Tentang lorong, ah… hanya kesan saya. Sejak awal ini bukan lorong, tapi halaman. Karena diapit oleh rumah, dan beratap pula, maka seolah menjadi koridor. Sesungguhnya saya tak pernah merasakan kehadiran rumah ini karena kawasan itu memang wilayah jelajah saya. Karena ada spanduk nasi timlo Bu Ning maka saya pun jadi memperhatikannya.
Koridor dan sekitarnya memberi kesan “semilak” (bahasa Jawa; kurang lebih berarti tersibak, terang) padahal kanan, kiri, dan di latar belakang berisi rumah-rumah lama berdinding papan. Jepretan ini di Jalan Dokter Muwardi, Gendongan, Salatiga, Jateng.
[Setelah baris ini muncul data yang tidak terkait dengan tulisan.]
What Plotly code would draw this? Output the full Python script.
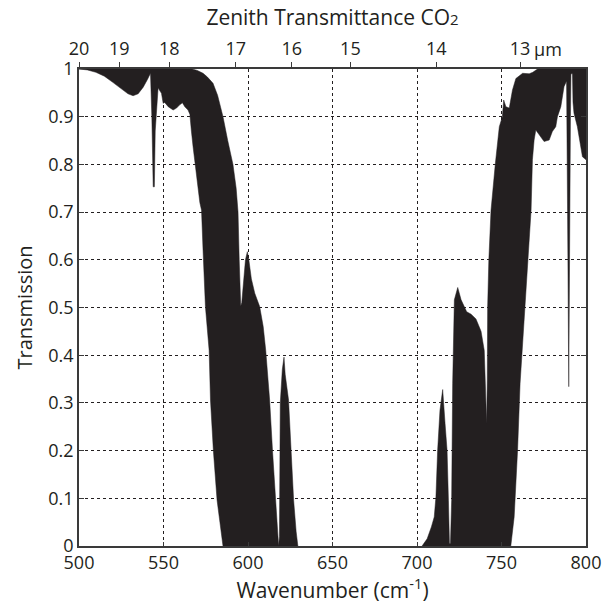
import plotly.graph_objects as go

# left band (around 600 cm-1): top / right edge, read left to right
left_upper_wn = [500, 567, 570, 573.4, 576, 579.3, 582, 585.2, 588, 591.1, 593, 594.1,
                 594.8, 595.2, 595.7, 596.3, 597.3, 598.5, 599.6, 600.5, 602, 604, 606.9,
                 609, 610.5, 612.8, 614.5, 616.3, 617.6, 618.1, 618.6, 619.1, 620.3, 621.3,
                 622, 624, 625.5, 627, 628.5, 629.5]
left_upper_t = [1.0, 1.0, 0.997, 0.991, 0.983, 0.97, 0.945, 0.9, 0.85, 0.8, 0.75, 0.70,
                0.6, 0.52, 0.503, 0.51, 0.56, 0.6, 0.617, 0.6, 0.56, 0.53, 0.502,
                0.46, 0.41, 0.306, 0.2, 0.096, 0.01, 0.0, 0.02, 0.3, 0.37, 0.396,
                0.36, 0.306, 0.2, 0.096, 0.03, 0.0]

# left band: bottom / left edge, read left to right
left_lower_wn = [500, 505, 510, 515, 520, 525, 529, 532, 535, 538, 540.5, 542.3, 543.1,
                 543.9, 544.6, 545.1, 546.8, 548.8, 549.8, 550.7, 552.8, 555.7, 557.7,
                 559.6, 561.2, 562.6, 564.5, 565.6, 566.5, 567.5, 569.5, 571.5, 572.5,
                 573.4, 574.8, 577, 577.8, 579.5, 581.7, 585.2]
left_lower_t = [1.0, 0.998, 0.993, 0.985, 0.972, 0.958, 0.948, 0.944, 0.948, 0.962, 0.978,
                0.991, 0.9, 0.753, 0.753, 0.87, 0.96, 0.949, 0.928, 0.93, 0.921, 0.914,
                0.918, 0.925, 0.929, 0.921, 0.914, 0.905, 0.87, 0.837, 0.774, 0.72, 0.704,
                0.62, 0.502, 0.41, 0.306, 0.2, 0.096, 0.0]

# right band (around 750 cm-1): left edge / top, read left to right
right_upper_wn = [703, 706, 708.5, 710.2, 711.2, 712.2, 713.6, 715.2, 716.6, 717.8, 718.6,
                  719.2, 719.8, 720.5, 721.1, 722.1, 724.1, 726.1, 729.4, 732, 734.9, 737.9,
                  739.8, 740.4, 741.2, 741.6, 741.8, 742.5, 743.8, 746.3, 748.7, 750.5, 751.3,
                  752.6, 754.6, 756.5, 758.5, 762.5, 766.4, 768.5, 771.3, 800]
right_upper_t = [0.0, 0.015, 0.04, 0.061, 0.103, 0.2, 0.285, 0.328, 0.257, 0.2, 0.096,
                 0.005, 0.005, 0.096, 0.34, 0.516, 0.542, 0.516, 0.491, 0.486, 0.476, 0.45,
                 0.41, 0.341, 0.257, 0.35, 0.5, 0.6, 0.704, 0.8, 0.879, 0.9, 0.935,
                 0.921, 0.918, 0.956, 0.98, 0.991, 0.99, 0.993, 1.0, 1.0]

# right band: right / bottom edge, read left to right
right_lower_wn = [755.5, 757.5, 759.5, 761, 763.5, 765.5, 767.5, 768.3, 769.3, 770.3, 773.3,
                  775.2, 778.2, 780.1, 782.1, 783.1, 785.1, 786, 787, 788.5, 788.9, 789.3,
                  789.8, 790.3, 790.8, 791.1, 792.0, 792.3, 792.9, 794.9, 796.9, 797.9, 800]
right_lower_t = [0.0, 0.061, 0.2, 0.341, 0.48, 0.6, 0.704, 0.81, 0.851, 0.872, 0.858,
                 0.848, 0.851, 0.869, 0.879, 0.9, 0.921, 0.942, 0.963, 0.975, 0.9, 0.6,
                 0.334, 0.6, 0.9, 0.99, 0.99, 0.93, 0.907, 0.879, 0.837, 0.816, 0.81]

# top axis: wavelength labels, placed where they sit on the picture
top_tick_wn = [500, 523.8, 553.4, 592.8, 625.9, 660.6, 711.4, 761]
top_tick_text = ["20", "19", "18", "17", "16", "15", "14", "13"]

ink = "#231f20"
frame = "#3a3a3a"
family = "Open Sans, Noto Sans, sans-serif"
tick_font = dict(family=family, size=18, color=ink)

fig = go.Figure()
for up_x, up_y, lo_x, lo_y in [(left_upper_wn, left_upper_t, left_lower_wn, left_lower_t),
                               (right_upper_wn, right_upper_t, right_lower_wn, right_lower_t)]:
    fig.add_trace(go.Scatter(
        x=up_x + lo_x[::-1], y=up_y + lo_y[::-1],
        mode="lines", fill="toself", fillcolor=ink,
        line=dict(color=ink, width=0.5), hoverinfo="skip", showlegend=False))

# invisible trace so the top axis gets drawn
fig.add_trace(go.Scatter(x=[500, 800], y=[0, 0], xaxis="x2", mode="markers",
                         marker=dict(opacity=0), hoverinfo="skip", showlegend=False))

axis_common = dict(showline=True, linecolor=frame, linewidth=1.5, automargin=False,
                   tickcolor=frame, tickfont=tick_font, zeroline=False)

fig.update_layout(
    width=611, height=604,
    margin=dict(l=79, r=25, t=69, b=58),
    paper_bgcolor="white", plot_bgcolor="white",
    font=dict(family=family, color=ink),
    title=dict(text="Zenith Transmittance CO<span style='font-size:15px'>2</span>",
               x=0.5, xanchor="center", xref="paper", y=0.97, yanchor="middle",
               yref="container", font=dict(family=family, size=21, color=ink),
               automargin=False),
    xaxis=dict(range=[500, 800], tickvals=[500, 550, 600, 650, 700, 750, 800],
               ticks="inside", ticklen=4, mirror=True,
               showgrid=True, gridcolor=ink, griddash="dot", gridwidth=1,
               title=dict(text="Wavenumber (cm<sup>-1</sup>)",
                          font=dict(family=family, size=21, color=ink), standoff=4),
               **axis_common),
    xaxis2=dict(range=[500, 800], overlaying="x", side="top", tickvals=top_tick_wn,
                ticktext=top_tick_text, ticks="outside", ticklen=6, tickcolor=frame,
                tickwidth=1.2, tickfont=tick_font, showgrid=False, showline=False,
                zeroline=False, automargin=False),
    yaxis=dict(range=[0, 1], tickvals=[i / 10 for i in range(11)],
               ticktext=["0", "0.1", "0.2", "0.3", "0.4", "0.5", "0.6", "0.7", "0.8", "0.9", "1"],
               ticks="inside", ticklen=5, mirror="ticks",
               showgrid=True, gridcolor=ink, griddash="dot", gridwidth=1,
               title=dict(text="Transmission", font=dict(family=family, size=20, color=ink),
                          standoff=10),
               **axis_common),
)

fig.add_annotation(x=761, y=1, xref="x2", yref="paper", text="µm", showarrow=False,
                   xanchor="left", yanchor="bottom", xshift=12, yshift=6, font=tick_font)

# drop the browser's default 8px body margin so the figure fills the window exactly
fig.write_html("out.html", config={"displayModeBar": False},
               post_script="document.body.style.margin='0';")
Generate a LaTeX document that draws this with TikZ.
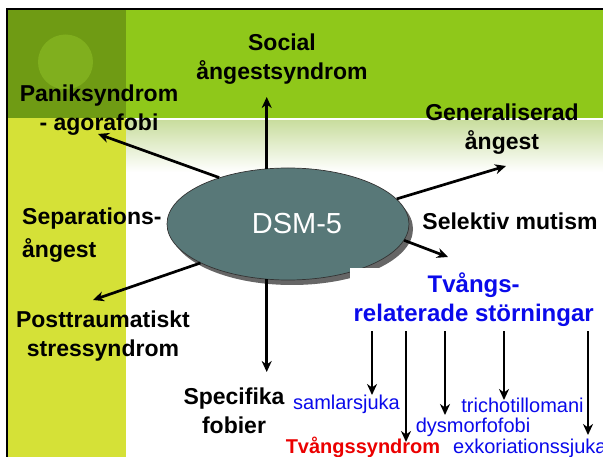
\documentclass[tikz,border=0pt]{standalone}
\usepackage{fontspec}
\setmainfont{Liberation Sans}
\usetikzlibrary{shapes.geometric,arrows.meta,shadows}
\definecolor{topgreen}{RGB}{143,200,26}
\definecolor{darkgreen}{RGB}{111,155,20}
\definecolor{circgreen}{RGB}{128,175,30}
\definecolor{leftyellow}{RGB}{213,225,55}
\definecolor{fadegreen}{RGB}{202,222,160}
\definecolor{dsmfill}{RGB}{88,120,120}
\definecolor{tblue}{RGB}{10,10,235}
\definecolor{tred}{RGB}{235,0,0}
\begin{document}
\begin{tikzpicture}[x=1pt,y=-1pt,
  lbl/.style={font=\fontsize{23}{29}\selectfont\bfseries, align=center, inner sep=0pt, text=black},
  sub/.style={font=\fontsize{20}{24}\selectfont, inner sep=0pt, text=tblue},
  arr/.style={line width=2.7pt, -{Stealth[length=11pt,width=10pt,inset=3.5pt]}}]
\useasboundingbox (0,0) rectangle (603,457);
% background
\fill[white] (0,0) rectangle (603,457);
\fill[topgreen] (8,10) rectangle (603,118);
\fill[darkgreen] (8,10) rectangle (126,118);
\fill[circgreen] (65.5,62) circle (27.5);
\fill[leftyellow] (8,118) rectangle (126,457);
\shade[top color=fadegreen, bottom color=white] (126,121) rectangle (603,172);
\draw[black, line width=2.2pt] (7,457) -- (7,9) -- (603,9);
% central ellipse
\node[ellipse, minimum width=242pt, minimum height=112pt, inner sep=0pt,
      fill=dsmfill, draw=black!80, line width=0.7pt,
      drop shadow={shadow xshift=4pt, shadow yshift=-5pt, opacity=0.6, fill=black},
      label={[text=white, font=\fontsize{29}{34}\selectfont, xshift=9pt]center:DSM-5}]
      (dsm) at (288,224) {};
% labels
\node[lbl] (social) at (282,59) {Social\\ångestsyndrom};
\node[lbl] (panik) at (99,110) {Paniksyndrom\\- agorafobi};
\node[lbl] (gen) at (502,129) {Generaliserad\\ångest};
\node[lbl, anchor=west, align=left, font=\fontsize{23}{33}\selectfont\bfseries] (sep) at (22,235) {Separations-\\ångest};
\node[lbl] (sel) at (510,221) {Selektiv mutism};
\node[lbl] (post) at (103,336) {Posttraumatiskt\\stressyndrom};
\node[lbl] (spec) at (234,411) {Specifika\\fobier};
\node[fill=white, anchor=north west, minimum width=247pt, minimum height=63pt, inner sep=0pt,
      text=tblue, font=\fontsize{24}{29}\selectfont\bfseries, align=center] (tv) at (350,268) {Tvångs-\\relaterade störningar};
% arrows from DSM-5
\coordinate (tSoc) at (267,97);
\coordinate (tPan) at (98,134);
\coordinate (tGen) at (506,166);
\coordinate (tTv) at (448,257);
\coordinate (tPost) at (93,300);
\coordinate (tSpec) at (267,372);
\draw[arr] (dsm.111) -- (dsm.111 |- tSoc);
\draw[arr] (dsm.146) -- (tPan);
\draw[arr] (dsm.13) -- (tGen);
\draw[arr] (dsm.-8) -- (tTv);
\draw[arr] (dsm.204) -- (tPost);
\draw[arr] (dsm.-111) -- (dsm.-111 |- tSpec);
% sub-items
\coordinate (t1) at (372,395);
\coordinate (t2) at (406,442);
\coordinate (t3) at (445,415);
\coordinate (t4) at (504,400);
\coordinate (t5) at (588,435);
\foreach \t in {t1,t2,t3,t4,t5} \draw[arr] (\t |- tv.south) -- (\t);
\node[sub] (saml) at (346.5,404) {samlarsjuka};
\node[sub] (trich) at (522.5,405) {trichotillomani};
\node[sub] (dysm) at (473,427) {dysmorfofobi};
\node[sub, anchor=west] (exk) at (453,448) {exkoriationssjuka};
\node[inner sep=0pt, text=tred, font=\fontsize{20}{24}\selectfont\bfseries] (tvs) at (363,447) {Tvångssyndrom};
\end{tikzpicture}
\end{document}
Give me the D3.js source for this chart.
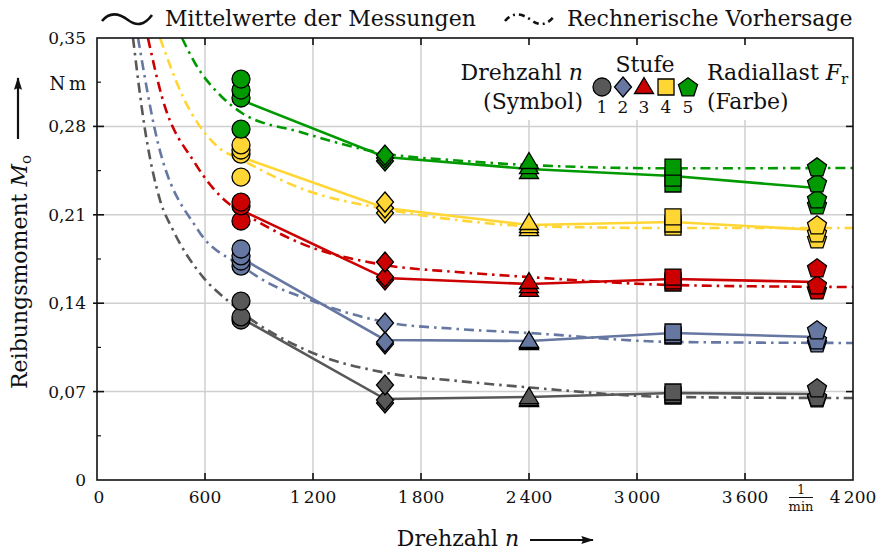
<!DOCTYPE html>
<html><head><meta charset="utf-8">
<script src="https://cdn.jsdelivr.net/npm/d3@7"></script>
<style>
body{margin:0;background:#fff}
svg text{font-family:"DejaVu Serif","Liberation Serif",serif;fill:#111}
</style>
</head><body>
<svg id="chart" width="886" height="554"></svg>
<script>
// Drehzahlstufen (1/min) und Radiallaststufen
const drehzahlen = [800, 1600, 2400, 3200, 4000];
const stufen = ["1", "2", "3", "4", "5"];
const farben = ["#585858", "#6677a1", "#cc0000", "#ffd633", "#009a00"];

const xTicks = [0, 600, 1200, 1800, 2400, 3000, 3600, 4200];
const xTickLabels = ["0", "600", "1\u2009200", "1\u2009800", "2\u2009400", "3\u2009000", "3\u2009600", "4\u2009200"];
const yTicks = [0, 0.07, 0.14, 0.21, 0.28, 0.35];
const yTickLabels = ["0", "0,07", "0,14", "0,21", "0,28", "0,35"];

// Einzelmessungen je Radiallast (Farbe), je Drehzahl (Symbol), in N m
const messungLast1 = [[0.1417, 0.1291, 0.1267], [0.0752, 0.0633, 0.0610], [0.0657, 0.0641, 0.0633], [0.0697, 0.0673, 0.0665], [0.0729, 0.0657, 0.0650]];
const messungLast2 = [[0.1829, 0.1774, 0.1734, 0.1694], [0.1243, 0.1093, 0.1077], [0.1101, 0.1093, 0.1085], [0.1172, 0.1148, 0.1140], [0.1188, 0.1108, 0.1085]];
const messungLast3 = [[0.2201, 0.2170, 0.2051], [0.1726, 0.1608, 0.1584], [0.1568, 0.1536, 0.1505], [0.1607, 0.1576, 0.1560], [0.1679, 0.1544, 0.1504]];
const messungLast4 = [[0.2653, 0.2613, 0.2581, 0.2399], [0.2201, 0.2154, 0.2114], [0.2035, 0.2011, 0.1987], [0.2083, 0.2027, 0.2003], [0.2019, 0.1956, 0.1908]];
const messungLast5 = [[0.3175, 0.3088, 0.3025, 0.2779], [0.2573, 0.2550, 0.2526], [0.2518, 0.2478, 0.2439], [0.2478, 0.2391, 0.2344], [0.2478, 0.2352, 0.2225, 0.2178]];

// Mittelwerte der Messungen
const mittelLast1 = [0.1283, 0.0641, 0.0657, 0.0689, 0.0681];
const mittelLast2 = [0.1758, 0.1109, 0.1101, 0.1164, 0.1132];
const mittelLast3 = [0.2138, 0.1599, 0.1552, 0.1592, 0.1568];
const mittelLast4 = [0.2558, 0.2154, 0.2019, 0.2043, 0.1980];
const mittelLast5 = [0.3009, 0.2558, 0.2463, 0.2407, 0.2312];

// Rechnerische Vorhersage (Stützstellen)
const vorhersageN1 = [200, 267, 350, 422, 589, 722, 811, 1144, 1600, 2000, 2400, 3200, 4200];
const vorhersageM1 = [0.35, 0.2771, 0.2217, 0.1980, 0.1607, 0.1425, 0.1320, 0.1040, 0.0850, 0.0785, 0.0733, 0.0657, 0.0649];
const vorhersageN2 = [228, 322, 561, 805, 922, 1183, 1600, 2000, 2400, 3200, 4200];
const vorhersageM2 = [0.35, 0.2771, 0.1980, 0.1694, 0.1584, 0.1425, 0.1251, 0.1196, 0.1164, 0.1093, 0.1085];
const vorhersageN3 = [283, 361, 544, 728, 805, 1128, 1600, 2000, 2400, 3200, 4200];
const vorhersageM3 = [0.35, 0.3033, 0.2510, 0.2193, 0.2122, 0.1877, 0.1702, 0.1647, 0.1607, 0.1544, 0.1528];
const vorhersageN4 = [350, 478, 672, 805, 1128, 1600, 2000, 2400, 3200, 4200];
const vorhersageM4 = [0.35, 0.3033, 0.2637, 0.2534, 0.2312, 0.2146, 0.2059, 0.2011, 0.1995, 0.1995];
const vorhersageN5 = [472, 544, 694, 805, 1128, 1600, 2000, 2400, 3200, 4200];
const vorhersageM5 = [0.35, 0.3302, 0.3033, 0.2906, 0.2756, 0.2585, 0.2530, 0.2494, 0.2468, 0.2471];

const messungen = [messungLast1, messungLast2, messungLast3, messungLast4, messungLast5];
const mittel = [mittelLast1, mittelLast2, mittelLast3, mittelLast4, mittelLast5];
const vorhersage = [[vorhersageN1, vorhersageM1], [vorhersageN2, vorhersageM2], [vorhersageN3, vorhersageM3], [vorhersageN4, vorhersageM4], [vorhersageN5, vorhersageM5]];

const svg = d3.select("#chart");
const L = 97, R = 853, T = 38, B = 480;
const x = d3.scaleLinear().domain([0, 4200]).range([L, R]);
const y = d3.scaleLinear().domain([0, 0.35]).range([B, T]);

const defs = svg.append("defs");
defs.append("clipPath").attr("id", "plotclip")
  .append("rect").attr("x", L).attr("y", T).attr("width", R - L).attr("height", B - T);
defs.append("marker").attr("id", "pfeil")
  .attr("viewBox", "0 0 14 10").attr("refX", 13).attr("refY", 5)
  .attr("markerWidth", 15).attr("markerHeight", 9).attr("markerUnits", "userSpaceOnUse")
  .attr("orient", "auto")
  .append("path").attr("d", "M0,0.5 L14,5 L0,9.5 L2,5 Z").attr("fill", "#111");

// Gitter
const grid = svg.append("g").attr("stroke", "#cfcfcf").attr("stroke-width", 1.5);
grid.selectAll(".gx").data(xTicks.slice(1, -1)).join("line")
  .attr("x1", d => x(d)).attr("x2", d => x(d)).attr("y1", T).attr("y2", B);
grid.selectAll(".gy").data(yTicks.slice(1, -1)).join("line")
  .attr("x1", L).attr("x2", R).attr("y1", d => y(d)).attr("y2", d => y(d));

// Legendenfläche im Diagramm
svg.append("rect").attr("x", 452).attr("y", 40).attr("width", 399).attr("height", 80).attr("fill", "#fff");

const plot = svg.append("g").attr("clip-path", "url(#plotclip)");

// Vorhersagekurven (Strich-Punkt)
const kurve = d3.line().x(d => x(d[0])).y(d => y(d[1])).curve(d3.curveMonotoneX);
vorhersage.forEach((v, i) => {
  const pts = v[0].map((n, j) => [n, v[1][j]]);
  plot.append("path").attr("d", kurve(pts)).attr("fill", "none")
    .attr("stroke", farben[i]).attr("stroke-width", 2.6)
    .attr("stroke-dasharray", "10,5,2.5,5");
});

// Mittelwertlinien
const linie = d3.line().x((d, j) => x(drehzahlen[j])).y(d => y(d));
mittel.forEach((m, i) => {
  plot.append("path").attr("d", linie(m)).attr("fill", "none")
    .attr("stroke", farben[i]).attr("stroke-width", 2.6);
});

// Symbole je Drehzahlstufe
function symbolPfad(k) {
  if (k === 0) { const r = 9; return `M${r},0A${r},${r} 0 1,1 ${-r},0A${r},${r} 0 1,1 ${r},0Z`; }
  if (k === 1) return "M0,-10L8.5,0L0,10L-8.5,0Z";
  if (k === 2) return "M0,-9.5L9.5,6.5L-9.5,6.5Z";
  if (k === 3) return "M-8,-8H8V8H-8Z";
  const r = 10;
  return d3.range(5).map(j => {
    const a = -Math.PI / 2 + j * 2 * Math.PI / 5;
    return (j ? "L" : "M") + (r * Math.cos(a)).toFixed(2) + "," + (r * Math.sin(a) + 0.8).toFixed(2);
  }).join("") + "Z";
}

const marks = svg.append("g");
messungen.forEach((last, i) => {
  last.forEach((werte, k) => {
    const sortiert = werte.slice().sort(d3.ascending);
    marks.selectAll(null).data(sortiert).join("path")
      .attr("d", symbolPfad(k))
      .attr("transform", d => `translate(${x(drehzahlen[k])},${y(d)})`)
      .attr("fill", farben[i]).attr("stroke", "#000").attr("stroke-width", 1.3);
  });
});

// Rahmen und Achsen
svg.append("rect").attr("x", L).attr("y", T).attr("width", R - L).attr("height", B - T)
  .attr("fill", "none").attr("stroke", "#111").attr("stroke-width", 1.6);
const ticks = svg.append("g").attr("stroke", "#111").attr("stroke-width", 1.6);
xTicks.slice(1, -1).forEach(t => {
  ticks.append("line").attr("x1", x(t)).attr("x2", x(t)).attr("y1", B).attr("y2", B - 7);
  ticks.append("line").attr("x1", x(t)).attr("x2", x(t)).attr("y1", T).attr("y2", T + 7);
});
yTicks.slice(1, -1).forEach(t => {
  ticks.append("line").attr("x1", L - 4).attr("x2", L + 7).attr("y1", y(t)).attr("y2", y(t));
  ticks.append("line").attr("x1", R).attr("x2", R - 7).attr("y1", y(t)).attr("y2", y(t));
});
d3.range(0.035, 0.35, 0.07).forEach(t => {
  ticks.append("line").attr("x1", L).attr("x2", L + 4).attr("y1", y(t)).attr("y2", y(t)).attr("stroke-width", 1.2);
});

// Achsbeschriftung
svg.append("g").selectAll("text").data(xTicks).join("text")
  .attr("x", d => x(d) + (d === 0 ? 2 : 0)).attr("y", 503)
  .attr("text-anchor", "middle").attr("font-size", 17)
  .text((d, i) => xTickLabels[i]);
svg.append("g").selectAll("text").data(yTicks).join("text")
  .attr("x", 86).attr("y", d => y(d) + 6)
  .attr("text-anchor", "end").attr("font-size", 17)
  .text((d, i) => yTickLabels[i]);
svg.append("text").attr("x", 86).attr("y", 90).attr("text-anchor", "end").attr("font-size", 18).text("N\u2009m");

// Einheit 1/min
svg.append("text").attr("x", 801).attr("y", 494).attr("text-anchor", "middle").attr("font-size", 12).text("1");
svg.append("line").attr("x1", 789).attr("x2", 813).attr("y1", 497.5).attr("y2", 497.5).attr("stroke", "#111").attr("stroke-width", 1);
svg.append("text").attr("x", 801).attr("y", 511).attr("text-anchor", "middle").attr("font-size", 13).text("min");

// x-Achsentitel mit Pfeil
const xt = svg.append("text").attr("x", 458).attr("y", 546).attr("text-anchor", "middle").attr("font-size", 22);
xt.append("tspan").text("Drehzahl ");
xt.append("tspan").attr("font-style", "italic").text("n");
svg.append("line").attr("x1", 530).attr("x2", 593).attr("y1", 540).attr("y2", 540)
  .attr("stroke", "#111").attr("stroke-width", 2.2).attr("marker-end", "url(#pfeil)");

// y-Achsentitel mit Pfeil
const yt = svg.append("text").attr("transform", "translate(27,272) rotate(-90)")
  .attr("text-anchor", "middle").attr("font-size", 22);
yt.append("tspan").text("Reibungsmoment ");
yt.append("tspan").attr("font-style", "italic").text("M");
yt.append("tspan").attr("font-size", 15).attr("dy", 4).text("o");
svg.append("line").attr("x1", 18).attr("x2", 18).attr("y1", 139).attr("y2", 78)
  .attr("stroke", "#111").attr("stroke-width", 2.2).attr("marker-end", "url(#pfeil)");

// Legende oben
svg.append("path").attr("d", "M102,21 C110,11 120,14 128,20 S144,26 152,15")
  .attr("fill", "none").attr("stroke", "#111").attr("stroke-width", 2.6);
svg.append("text").attr("x", 165).attr("y", 26).attr("font-size", 22).text("Mittelwerte der Messungen");
svg.append("path").attr("d", "M505,21 C513,11 523,14 531,20 S547,26 555,15")
  .attr("fill", "none").attr("stroke", "#111").attr("stroke-width", 2.6).attr("stroke-dasharray", "6,4,2,4");
svg.append("text").attr("x", 567).attr("y", 26).attr("font-size", 22).text("Rechnerische Vorhersage");

// Legende im Diagramm
const lg = svg.append("g");
const lt1 = lg.append("text").attr("x", 583).attr("y", 80).attr("text-anchor", "end").attr("font-size", 22);
lt1.append("tspan").text("Drehzahl ");
lt1.append("tspan").attr("font-style", "italic").text("n");
lg.append("text").attr("x", 583).attr("y", 109).attr("text-anchor", "end").attr("font-size", 22).text("(Symbol)");
lg.append("text").attr("x", 645).attr("y", 72).attr("text-anchor", "middle").attr("font-size", 22).text("Stufe");
const lt2 = lg.append("text").attr("x", 707).attr("y", 80).attr("font-size", 22);
lt2.append("tspan").text("Radiallast ");
lt2.append("tspan").attr("font-style", "italic").text("F");
lt2.append("tspan").attr("font-size", 15).attr("dy", 4).text("r");
lg.append("text").attr("x", 707).attr("y", 109).attr("font-size", 22).text("(Farbe)");
const legX = [602, 623, 644, 666, 688];
stufen.forEach((s, k) => {
  lg.append("path").attr("d", symbolPfad(k)).attr("transform", `translate(${legX[k]},87)`)
    .attr("fill", farben[k]).attr("stroke", "#000").attr("stroke-width", 1.3);
  lg.append("text").attr("x", legX[k]).attr("y", 113).attr("text-anchor", "middle").attr("font-size", 17).text(s);
});
</script>
</body></html>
Tanpa spanduk timlo (sayangnya pagi itu belum buka sehingga saya tak dapat mencicipi), lorong ini seperti mengantarkan saya ke masa lalu, tempatnya mirip, tapi saya lupa di mana.
Perihal nama Gendongan, saya tak tahu asal usulnya apalagi artinya. Tapi saya ingat, ketika saya masih kecil selalu mengaitkan lagu Bing Slamet, Malam Minggu, dengan kampung ini: “Mau beli minuman, kantong kosong gendongan“. Itu melengkapi yang sebelumnya, “Aduh emak asyiknye, nonton dua-duaan. Kaye nyonye dan tuan, di Gendongan.”